As the work progressed, so it seemed to come into itself, growing to a point where the violin could set out on melodies suggestive of the French chamber music of a century ago. There was no stylistic disruption. Murail's spectrums are cousins to the elaborate, almost immobile harmonies of Fauré or Chausson, and his electronic appurtenances give him access to the same pleasure in sound.

That pleasure was discovered again, at the end of the concert, in his Esprit des Dunes, for a larger ensemble but a similar instrumental-electronic mélange. The effect is more orchestral, the impressive climactic moments coming not with a quiet violin solo but with clangorous sounds that envelop—not quite completely—the instruments, as if flute, cello and the rest were sticking out from the sides of a great bell. 

Magnus Lindberg was strongly represented by his Ur, in which an ensemble rather like that of Murail's Bois Flotté is used in quite a different way. Here the electronic treatment gives the instruments bigger voices; violin and double bass have the heft of brass as their darting lines answer each other and collide. There is the heat, if nothing else, of jazz in what they do, and in the clarinet's breaks.

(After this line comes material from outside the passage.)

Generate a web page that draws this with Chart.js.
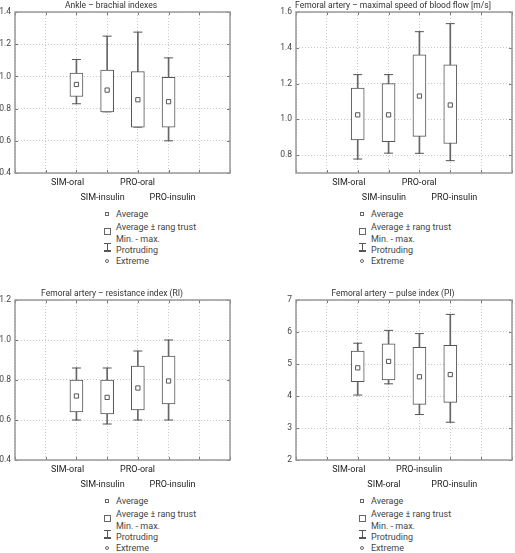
<!DOCTYPE html>
<html><head><meta charset="utf-8">
<script src="https://cdn.jsdelivr.net/npm/chart.js@4"></script>
<style>
html,body{margin:0;padding:0;background:#fff;}
body{width:515px;height:553px;overflow:hidden;position:relative;font-family:Roboto,"Open Sans",sans-serif;}
canvas{position:absolute;}
.lt{position:absolute;font-size:9px;line-height:12px;color:#444;white-space:nowrap;}
.tt{position:absolute;width:260px;text-align:center;font-size:8.5px;line-height:12px;color:#333;white-space:nowrap;}
.sym{position:absolute;box-sizing:border-box;border:1px solid #666;background:#fff;}
.ibar{position:absolute;background:#555;}
</style>
</head><body>
<canvas id="c1" width="248" height="206" style="left:-8px;top:-1px"></canvas>
<canvas id="c2" width="248" height="206" style="left:274px;top:-1px"></canvas>
<canvas id="c3" width="246" height="205" style="left:-6px;top:287px"></canvas>
<canvas id="c4" width="248" height="205" style="left:274px;top:287px"></canvas>
<script>
// ---------- data ----------
const categoriesA = ['SIM-oral', 'SIM-insulin', 'PRO-oral', 'PRO-insulin'];
const categoriesPI = ['SIM-oral', 'SIM-oral', 'PRO-insulin', 'PRO-insulin'];

// Ankle - brachial indexes
const abiMin  = [0.83, 0.78, 0.685, 0.60];
const abiQ1   = [0.875, 0.78, 0.685, 0.685];
const abiMean = [0.95, 0.915, 0.855, 0.843];
const abiQ3   = [1.02, 1.04, 1.03, 0.995];
const abiMax  = [1.105, 1.25, 1.275, 1.115];
const abiTicks = [0.4, 0.6, 0.8, 1.0, 1.2, 1.4];

// Femoral artery - maximal speed of blood flow
const vmaxMin  = [0.778, 0.811, 0.81, 0.769];
const vmaxQ1   = [0.885, 0.875, 0.905, 0.865];
const vmaxMean = [1.025, 1.025, 1.13, 1.08];
const vmaxQ3   = [1.175, 1.2, 1.36, 1.305];
const vmaxMax  = [1.25, 1.25, 1.49, 1.535];
const vmaxTicks = [0.8, 1.0, 1.2, 1.4, 1.6];

// Femoral artery - resistance index (RI)
const riMin  = [0.60, 0.58, 0.60, 0.60];
const riQ1   = [0.64, 0.63, 0.65, 0.68];
const riMean = [0.72, 0.713, 0.76, 0.795];
const riQ3   = [0.80, 0.80, 0.87, 0.92];
const riMax  = [0.86, 0.86, 0.945, 1.0];
const riTicks = [0.4, 0.6, 0.8, 1.0, 1.2];

// Femoral artery - pulse index (PI)
const piMin  = [4.03, 4.38, 3.42, 3.18];
const piQ1   = [4.45, 4.5, 3.74, 3.8];
const piMean = [4.88, 5.08, 4.6, 4.67];
const piQ3   = [5.4, 5.63, 5.52, 5.58];
const piMax  = [5.65, 6.05, 5.95, 6.55];
const piTicks = [2, 3, 4, 5, 6, 7];

const xTickValues = [0, 1, 2, 3, 4, 5, 6, 7];
const titles = ['Ankle \u2013 brachial indexes', 'Femoral artery \u2013 maximal speed of blood flow [m/s]',
                'Femoral artery \u2013 resistance index (RI)', 'Femoral artery \u2013 pulse index (PI)'];
const legendLabels = ['Average', 'Average \u00b1 rang trust', 'Min. - max.', 'Protruding', 'Extreme'];

// ---------- drawing ----------
const FONT = 'Roboto, "Open Sans", sans-serif';
const EDGE = '#555';

const framePlugin = {
  id: 'frame',
  afterDraw(chart) {
    const {ctx, chartArea: a, scales} = chart;
    ctx.save();
    ctx.strokeStyle = '#777';
    ctx.lineWidth = 1;
    ctx.beginPath();
    scales.x.ticks.forEach(t => {
      const px = Math.round(scales.x.getPixelForValue(t.value)) + 0.5;
      ctx.moveTo(px, a.bottom); ctx.lineTo(px, a.bottom - 3);
      ctx.moveTo(px, a.top); ctx.lineTo(px, a.top + 3);
    });
    scales.y.ticks.forEach(t => {
      const py = Math.round(scales.y.getPixelForValue(t.value)) + 0.5;
      ctx.moveTo(a.left, py); ctx.lineTo(a.left + 3, py);
      ctx.moveTo(a.right, py); ctx.lineTo(a.right - 3, py);
    });
    ctx.stroke();
    ctx.strokeStyle = '#999';
    ctx.lineWidth = 1.5;
    ctx.strokeRect(a.left, a.top, a.right - a.left, a.bottom - a.top);
    ctx.restore();
  }
};

function makeChart(id, o) {
  const pos = o.cats.map((c, i) => i + 2);
  new Chart(document.getElementById(id), {
    type: 'bar',
    data: {
      datasets: [
        { type: 'scatter', data: pos.map((x, i) => ({x, y: o.mean[i]})),
          pointStyle: 'rect', pointRadius: 3, backgroundColor: '#fff', borderColor: EDGE, borderWidth: 1 },
        { type: 'bar', data: pos.map((x, i) => ({x, y: [o.q1[i], o.q3[i]]})),
          backgroundColor: '#fff', borderColor: EDGE, borderWidth: 1, borderSkipped: false,
          barThickness: 13, grouped: false },
        { type: 'scatter', data: pos.map((x, i) => ({x, y: o.min[i]})).concat(pos.map((x, i) => ({x, y: o.max[i]}))),
          pointStyle: 'line', pointRadius: 4.5, borderColor: EDGE, borderWidth: 1 },
        { type: 'bar', data: pos.map((x, i) => ({x, y: [o.min[i], o.max[i]]})),
          backgroundColor: '#666', borderWidth: 0, barThickness: 1, grouped: false }
      ]
    },
    options: {
      responsive: false, animation: false, devicePixelRatio: 1,
      layout: { padding: { left: 0, right: 10, top: 13, bottom: 0 } },
      plugins: { legend: { display: false }, tooltip: { enabled: false }, title: { display: false } },
      scales: {
        x: {
          type: 'linear', min: 0, max: 7, offset: false,
          afterBuildTicks: s => { s.ticks = xTickValues.map(v => ({value: v})); },
          afterFit: s => { s.height = 0; },
          grid: { color: '#c8c8c8', lineWidth: 1, drawTicks: false, offset: false },
          border: { display: false, dash: [1, 2] },
          ticks: { display: false }
        },
        xl: {
          type: 'linear', position: 'bottom', axis: 'x', min: 0.5, max: 6.64, offset: false,
          afterBuildTicks: s => { s.ticks = pos.map(v => ({value: v})); },
          afterFit: s => { s.height = 32; },
          grid: { display: false, drawTicks: false },
          border: { display: false },
          ticks: {
            autoSkip: false, maxRotation: 0, minRotation: 0, padding: 2, color: '#222',
            font: { family: FONT, size: 9, lineHeight: '15px' },
            callback: v => {
              const i = v - 2;
              if (i < 0 || i >= o.cats.length) return '';
              return i % 2 === 0 ? [o.cats[i], ''] : ['', o.cats[i]];
            }
          }
        },
        y: {
          type: 'linear', min: o.yMin, max: o.yMax,
          afterBuildTicks: s => { s.ticks = o.ticks.map(v => ({value: v})); },
          afterFit: s => { s.width = o.yWidth; },
          grid: { color: '#c8c8c8', lineWidth: 1, drawTicks: false },
          border: { display: false, dash: [1, 2] },
          ticks: { padding: 4, color: '#444', font: { family: FONT, size: 8.5 },
            callback: v => v.toFixed(o.dec) }
        }
      }
    },
    plugins: [framePlugin]
  });
}

makeChart('c1', { cats: categoriesA, min: abiMin, q1: abiQ1, mean: abiMean, q3: abiQ3, max: abiMax,
  yMin: 0.4, yMax: 1.4, ticks: abiTicks, dec: 1, yWidth: 23 });
makeChart('c2', { cats: categoriesA, min: vmaxMin, q1: vmaxQ1, mean: vmaxMean, q3: vmaxQ3, max: vmaxMax,
  yMin: 0.7, yMax: 1.6, ticks: vmaxTicks, dec: 1, yWidth: 22 });
makeChart('c3', { cats: categoriesA, min: riMin, q1: riQ1, mean: riMean, q3: riQ3, max: riMax,
  yMin: 0.4, yMax: 1.2, ticks: riTicks, dec: 1, yWidth: 21 });
makeChart('c4', { cats: categoriesPI, min: piMin, q1: piQ1, mean: piMean, q3: piQ3, max: piMax,
  yMin: 2, yMax: 7, ticks: piTicks, dec: 0, yWidth: 22 });

// ---------- titles & legends ----------
function el(cls, css, text) {
  const d = document.createElement('div');
  d.className = cls;
  Object.assign(d.style, css);
  if (text) d.textContent = text;
  document.body.appendChild(d);
  return d;
}
const titlePos = [[111, -1], [393, -1], [112, 287], [393, 287]];
titles.forEach((t, i) => el('tt', { left: (titlePos[i][0] - 130) + 'px', top: titlePos[i][1] + 'px' }, t));

function makeLegend(x0, y0) {
  const rows = [0, 13, 25, 36, 47];
  legendLabels.forEach((t, i) => el('lt', { left: (x0 + 116) + 'px', top: (y0 + rows[i] - 6) + 'px' }, t));
  el('sym', { left: (x0 + 105) + 'px', top: (y0 - 2) + 'px', width: '4px', height: '4px' });
  el('sym', { left: (x0 + 104) + 'px', top: (y0 + 14) + 'px', width: '7px', height: '7px' });
  const cy = y0 + 33;
  el('ibar', { left: (x0 + 104) + 'px', top: (cy - 4) + 'px', width: '7px', height: '1px' });
  el('ibar', { left: (x0 + 107) + 'px', top: (cy - 4) + 'px', width: '1px', height: '8px' });
  el('ibar', { left: (x0 + 104) + 'px', top: (cy + 3) + 'px', width: '7px', height: '2px' });
  el('sym', { left: (x0 + 105) + 'px', top: (y0 + 45) + 'px', width: '4px', height: '4px', borderRadius: '50%' });
}
makeLegend(0, 214);
makeLegend(255, 214);
makeLegend(0, 501);
makeLegend(255, 501);
</script>
</body></html>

At the same time the dynamic, harmonic and timbral changes created by the electronics appear to set up false perspectives, so that the instruments will seem to be rushing backward but getting bigger, or charging away but staying in the same place. The Ensemble Sospeso, playing excellently under Jeffrey Milarsky, gave a gripping, forceful account of the piece. 

Related Rocks, which Lindberg wrote in 1997, 11 years after Ur, was by contrast smiling and playful, with a lighter energy. Pairs of pianists and percussionists race and stop through glittering music that evokes Bali from time to time, arrives at a cartoon-style chase, and dances nonchalantly into B-flat major.